- Born: Milton, Massachusetts
- Died: Madison, Wisconsin
- Education: University of Pennsylvania; Trinity College, Cambridge;
- Scientific career
- Fields: Neuroscience
- Institutions: University of Wisconsin;
- Doctoral advisor: Susan Iversen

= Ann E. Kelley =

American neuroscientist

Ann Elizabeth Kelley (1954–2007) was an American neuroscientist, who specialized in the neuroscience of reward and behavior. She was a professor at the University of Wisconsin.

== Biography ==
Kelley was born in Milton, Massachusetts. She became interested in neuroscience during a field trip to Harvard. She completed her undergraduate studies at the University of Pennsylvania, where she was captain for both the field hockey and lacrosse teams. She then received a Thouron fellowship which allowed her to pursue a PhD at the University of Cambridge, England, under the supervision of Susan Iversen. She was among the first 13 women to be admitted to Trinity College in 1976. At Cambridge she continued to play lacrosse, and she was a member of the rowing team. She continued her work at the Harvard Medical School with Walle Nauta. Later, she held research and teaching positions at the University of Bordeaux in France, Harvard University and Northeastern University, before settling at the University of Wisconsin, where she was named Wisconsin Distinguished Neuroscience Professor in 2006. At the University of Wisconsin, she was also Director of the Neuroscience Training Program. In 2006, she was honored with Mika Salpeter Lifetime Achievement Award by the Society for Neuroscience. She died from metastatic colon cancer on August 5, 2007 at her home in Madison, Wisconsin, at the age of 53.

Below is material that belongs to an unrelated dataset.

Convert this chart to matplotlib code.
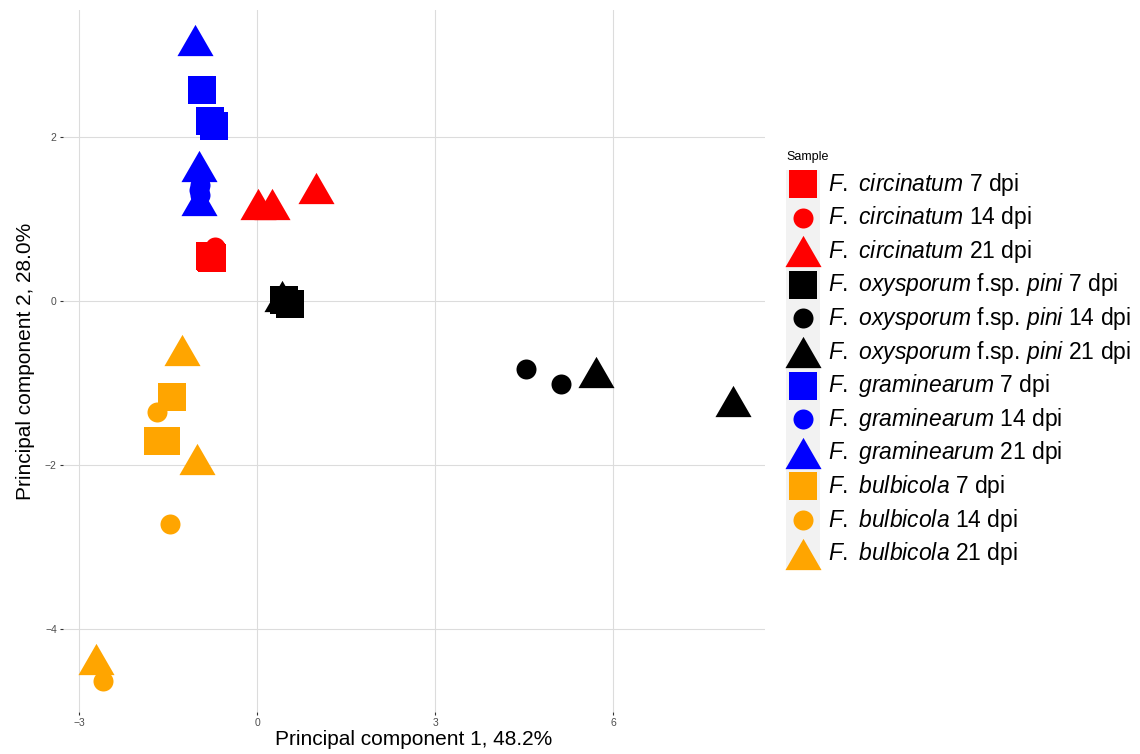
import numpy as np
import matplotlib
matplotlib.use("Agg")
import matplotlib.pyplot as plt
from matplotlib.path import Path
from matplotlib.patches import Rectangle

plt.rcParams['font.family'] = ['Liberation Sans', 'DejaVu Sans']
plt.rcParams['mathtext.fontset'] = 'custom'
plt.rcParams['mathtext.it'] = 'Liberation Sans:italic'
plt.rcParams['mathtext.rm'] = 'Liberation Sans'

# Sample groups in legend order
groups = ['circ7', 'circ14', 'circ21', 'oxy7', 'oxy14', 'oxy21',
          'gram7', 'gram14', 'gram21', 'bulb7', 'bulb14', 'bulb21']
labels = [
    r'$\mathit{F.\ circinatum}$ 7 dpi',
    r'$\mathit{F.\ circinatum}$ 14 dpi',
    r'$\mathit{F.\ circinatum}$ 21 dpi',
    r'$\mathit{F.\ oxysporum}$ f.sp. $\mathit{pini}$ 7 dpi',
    r'$\mathit{F.\ oxysporum}$ f.sp. $\mathit{pini}$ 14 dpi',
    r'$\mathit{F.\ oxysporum}$ f.sp. $\mathit{pini}$ 21 dpi',
    r'$\mathit{F.\ graminearum}$ 7 dpi',
    r'$\mathit{F.\ graminearum}$ 14 dpi',
    r'$\mathit{F.\ graminearum}$ 21 dpi',
    r'$\mathit{F.\ bulbicola}$ 7 dpi',
    r'$\mathit{F.\ bulbicola}$ 14 dpi',
    r'$\mathit{F.\ bulbicola}$ 21 dpi',
]
group_colors = ['red'] * 3 + ['black'] * 3 + ['blue'] * 3 + ['orange'] * 3

# PCA scores (long format)
sample = (['circ7'] * 3 + ['circ14'] * 3 + ['circ21'] * 3 +
          ['oxy7'] * 2 + ['oxy14'] * 3 + ['oxy21'] * 3 +
          ['gram7'] * 3 + ['gram14'] * 3 + ['gram21'] * 3 +
          ['bulb7'] * 3 + ['bulb14'] * 3 + ['bulb21'] * 3)
pc1 = [-0.80, -0.76, -0.78, -0.71, -0.77, -0.74, 0.02, 0.25, 0.99,
       0.46, 0.56, 0.50, 4.53, 5.12, 0.42, 5.72, 8.02,
       -0.93, -0.79, -0.72, -0.96, -0.96, -0.97, -1.04, -0.98, -0.98,
       -1.43, -1.67, -1.53, -1.69, -1.47, -2.60, -1.26, -1.01, -2.71]
pc2 = [0.55, 0.52, 0.54, 0.66, 0.58, 0.60, 1.18, 1.18, 1.38,
       0.01, -0.04, -0.02, -0.83, -1.01, 0.06, -0.87, -1.22,
       2.57, 2.20, 2.13, 1.41, 1.29, 1.35, 3.19, 1.65, 1.23,
       -1.17, -1.70, -1.71, -1.35, -2.72, -4.63, -0.60, -1.92, -4.36]

# ggplot-like equilateral triangle
tri = Path([(0, 0.866), (-1, -0.866), (1, -0.866), (0, 0.866)],
           [Path.MOVETO, Path.LINETO, Path.LINETO, Path.CLOSEPOLY])
shape_marker = {7: ('s', 20), 14: ('o', 14.4), 21: (tri, 26)}


def dpi_of(g):
    return int(''.join(c for c in g if c.isdigit()))


fig = plt.figure(figsize=(11.4, 7.54), dpi=100)
ax = fig.add_axes([63 / 1140, 1 - 712 / 754, (765 - 63) / 1140, (712 - 10) / 754])

sample = np.array(sample)
pc1 = np.array(pc1)
pc2 = np.array(pc2)
for g, col in zip(groups, group_colors):
    m, ms = shape_marker[dpi_of(g)]
    sel = sample == g
    ax.plot(pc1[sel], pc2[sel], linestyle='none', marker=m, markersize=ms,
            color=col, markeredgewidth=0, zorder=3)

ax.set_xlim(-3.27, 8.56)
ax.set_ylim(-5.01, 3.55)
ax.set_xticks([-3, 0, 3, 6])
ax.set_yticks([-4, -2, 0, 2])
ax.set_xticklabels(['\u22123', '0', '3', '6'])
ax.set_yticklabels(['\u22124', '\u22122', '0', '2'])
ax.grid(True, color='#dcdcdc', linewidth=0.8)
ax.set_axisbelow(True)
for s in ax.spines.values():
    s.set_visible(False)
ax.tick_params(length=2.5, width=0.8, color='#333333', labelcolor='#4d4d4d',
               labelsize=7.5, pad=2)
ax.set_xlabel('Principal component 1, 48.2%', fontsize=15, labelpad=1)
ax.set_ylabel('Principal component 2, 28.0%', fontsize=15, labelpad=7)

# legend drawn by hand, ggplot style
lax = fig.add_axes([0, 0, 1, 1], facecolor='none')
lax.set_xlim(0, 1140)
lax.set_ylim(754, 0)
lax.axis('off')
lax.add_patch(Rectangle((786, 170), 34, 400, facecolor='#f2f2f2', edgecolor='none'))
lax.text(786, 157, 'Sample', fontsize=9, va='center', ha='left')
row_h = 33.6
for i, (g, lab, col) in enumerate(zip(groups, labels, group_colors)):
    yc = 184 + i * row_h
    m, ms = shape_marker[dpi_of(g)]
    lax.plot([803], [yc], linestyle='none', marker=m, markersize=ms,
             color=col, markeredgewidth=0)
    lax.text(828, yc, lab, fontsize=16.5, va='center', ha='left')

fig.savefig('out.png', dpi=100)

Kelley was an accomplished athlete, being a pioneering player for the women's lacrosse team and the field hockey team at the University of Pennsylvania. She started a rowing eight at Cambridge and was stroke for the team. She competed in the May Bumps in a women's four. She was also an avid skier.

Kelley was the mother of three children.

== Research ==
Kelley's research focused on the neuroscience of reward and behavior. She was a leading expert in the intracerebral microinfusion technique.

During her PhD and the following years she studied the mesocorticostriatal systems and the role of opioids in interactions between the striatum and hypothalamic regulatory circuits in the control of behavior. Following these studies she focused on eating behavior and food intake. She found that eating behavior was mediated by μ-opioids, but this was mechanism was dependent on the palatability of the food.

She later performed studies to determine what part of the striatum was responsible for this mechanism. Together with Min Zhang she performed a microinfusion study that showed that the ventral and lateral areas of the striatum, including both the shell and the core of the nucleus accumbens, were most sensitive to injections of opioids causing behavioural changes.

Together with Ned Kalin, Kelley demonstrated the role of the amygdala in the linking of sensory representations and their motivational value. After lesioning the amygdala in rhesus monkeys, they found that the monkeys no longer learn proper fear responses to stimuli, such as a predator.

During her time with Walle Nauta, she also performed anterograde and retrograde tracing studies to study the neural projections from the amygdala to the striatum. They showed that these projection were much more extensive than previously thought, and that the amygdala innervates large parts of the caudal striatum. As the amygdala is involved in motivation they speculated that the striatum may in fact also be mediated in a large part by motivation.

Kelly furthermore showed that food can act as an addictive substance. She found that the consumption of salty and sweet foods was influenced injection of a μ-opioid antagonist into the nucleus accumbens in a similar way the intake of alcohol, but not the intake of water, was.

== Legacy ==
Two years after her death, Kelley posthumously received the Patricia Goldman-Rakic Hall of Honor award by the Society for Neuroscience. The University of Wisconsin-Madison established the Ann E. Kelley Fellowship in Behavioral Science in her honour. Kelley's alma mater, the University of Pennsylvania, established the Ann E. Kelley Memorial Scholarship in 2007. In 2013 the journal Neuroscience & Biobehavioral Reviews dedicated a volume to her.